The project can be charitably called avant garde jazz, overcooked with far too many electronica distortions and the smoking of trees. The frustrating part is that there are slivers of beauty trapped within these messy conceits. Two minutes into “A Gem Iza Jewel” a glorious choral vocal emerges out of a mess of astral sounds with Coultrain begging to “save me from myself.” If only someone in the booth could have listened and saved the rest of the song. “Delilah” opens with a dramatic military march and lovely low tones courtesy of Coultrain’s husky baritone, but the melodic choices lead its musical soldiers on this five-plus minute song right off a cliff into nothingness. A self-indulgent morass of poetic pontification, “People Like Us” is like nobody I’ve ever met, but hey it’s a nice title. The “Bat Outta Hell” jazz band is taking a nice stab at latter-years bebop, but Coultrain’s insistence on singing a disparate melody line over it ruins whatever enjoyment could have been derived from those fine musicians. Oh, and there’s a cool guitar and percussion thing happening on “Sassyphrass.” Yeah. Oh, that’s all for that one. “Deception” is at least a cohesively constructed tune; it’s just bone dry in its ability to muster a water droplet of interest. The less said about the “you were the lion and I was the gazelle” and “you can’t turn a hoe into a housewife” of “Gazelle’s Dance” the better.
The Plug Research label’s press release assures us that somewhere in this sonically clashing calamity lies the furthering narrative of Coultrain’s fictional character of Seymour Liberty, “inspired by HER, missing pieces, and the generator, operator and destroyer within.
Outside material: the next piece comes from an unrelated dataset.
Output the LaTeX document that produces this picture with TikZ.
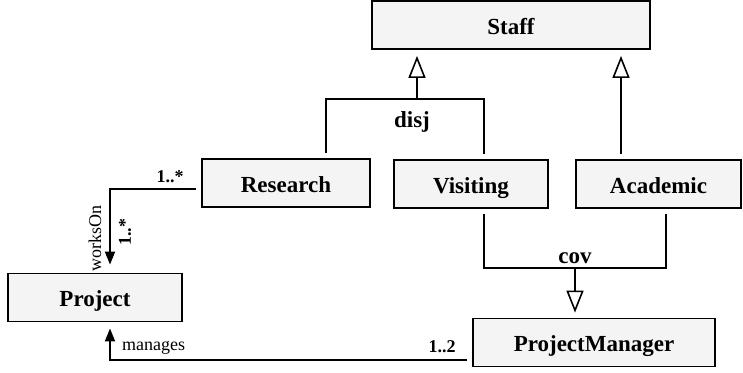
\documentclass[tikz,border=0pt]{standalone}
\usepackage{fontspec}
\setmainfont{Liberation Serif}
\usetikzlibrary{arrows.meta}
\definecolor{boxgray}{HTML}{F4F4F4}
\tikzset{
	classbox/.style={draw, fill=boxgray, line width=1.8pt, inner sep=0pt, minimum height=48pt, text height=18pt, text depth=0pt, font=\fontsize{23}{27}\selectfont\bfseries},
	conn/.style={line width=1.8pt},
	gen/.style={conn, -{Triangle[open, length=22pt, width=17pt, line width=1.6pt]}},
	assoc/.style={conn, -{Triangle[length=13pt, width=10pt]}},
	biglbl/.style={inner sep=0pt, font=\fontsize{23}{27}\selectfont\bfseries},
	smalllbl/.style={inner sep=0pt, font=\fontsize{18}{21}\selectfont}
}
\begin{document}
\begin{tikzpicture}[x=1pt, y=-1pt]
		\useasboundingbox (0, 0) rectangle (743, 372);
		
		\node[classbox, minimum width=278pt] (staff) at (511, 25) {Staff};
		\node[classbox, minimum width=168pt] (research) at (286, 183) {Research};
		\node[classbox, minimum width=154pt] (visiting) at (471, 184) {Visiting};
		\node[classbox, minimum width=165pt] (academic) at (658.5, 184) {Academic};
		\node[classbox, minimum width=174pt] (project) at (95, 297.5) {Project};
		\node[classbox, minimum width=242pt] (manager) at (594, 342.5) {ProjectManager};
		
		\coordinate (disj) at (417, 99);
		\coordinate (acad) at ([xshift=-37.5pt, yshift=5pt]academic.north);
		\coordinate (cov) at (575, 268);
		\coordinate (works) at (110, 189);
		\coordinate (manages) at (110, 360);
		
		\draw[conn] ([xshift=40pt, yshift=5pt]research.north) |- (disj) -| ([xshift=13pt, yshift=5pt]visiting.north);
		\draw[gen] (disj) -- ([yshift=-6pt]staff.south -| disj);
		\draw[gen] (acad) -- ([yshift=-6pt]staff.south -| acad);
		
		\draw[conn] ([xshift=13pt, yshift=-5pt]visiting.south) |- (cov) -| ([xshift=7.5pt, yshift=-5pt]academic.south);
		\draw[gen] (cov) -- ([yshift=5pt]manager.north -| cov);
		
		\draw[assoc] ([xshift=-5pt, yshift=-6pt]research.west) -- (works) -- ([yshift=8pt]project.north -| works);
		\draw[assoc] ([xshift=-5pt, yshift=-17.5pt]manager.west) -- (manages) -- ([yshift=-6pt]project.south -| manages);
		
		\node[biglbl] (disjlbl) at (412, 122) {disj};
		\node[biglbl] (covlbl) at (575, 258) {cov};
		\node[smalllbl, font=\fontsize{18}{21}\selectfont\bfseries] (multa) at (170, 177) {1..*};
		\node[smalllbl, rotate=90] (workslbl) at (95, 238) {worksOn};
		\node[smalllbl, font=\fontsize{18}{21}\selectfont\bfseries, rotate=90] (multb) at (125, 232) {1..*};
		\node[smalllbl, anchor=west] (manageslbl) at (122, 348) {manages};
		\node[smalllbl, font=\fontsize{18}{21}\selectfont\bfseries] (multc) at (442, 347) {1..2};
	\end{tikzpicture}
\end{document}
Where the ‘?’ and ‘answer’ led us, Jungle Mumbo Jumbo is the story of Seymour’s search of the ultimate muse, the seven women involved, the erupting emotions and the enlightenment born from it.” Which tells me that everyday needs to be 420 Day or maybe even something stronger must be on-hand for the average R&B/soul or even progressive soul fan to fully enjoy any of the direction on this so far left-of-center foray that it circles the globe and finds itself center right again. Can you hear what I mean about disappointment breeding resentment?
“But, what of ‘Streams and Rivers?’ That single is hot,” the stubborn, die-hard Coultrain fan will say, not wanting to believe the emperor has no clothes. I say “Streams and Rivers” is a ruse to get you to buy this psychedelic trip turned hallucinatory nightmare. One matched by a beautiful minor chords closing ballad that only mocks the schlock of everything that came before it. “Wanted” shows that one can be left-of-center and cohesive, moving, and metaphorically rich. Still, it’s only two songs out of eleven. Two songs that collectively say we “Wanted” something more from Coultrain and his producers than this arrogantly delivered presumption, but we’d have better luck dragging the “Streams and Rivers” to find it. Not Recommended.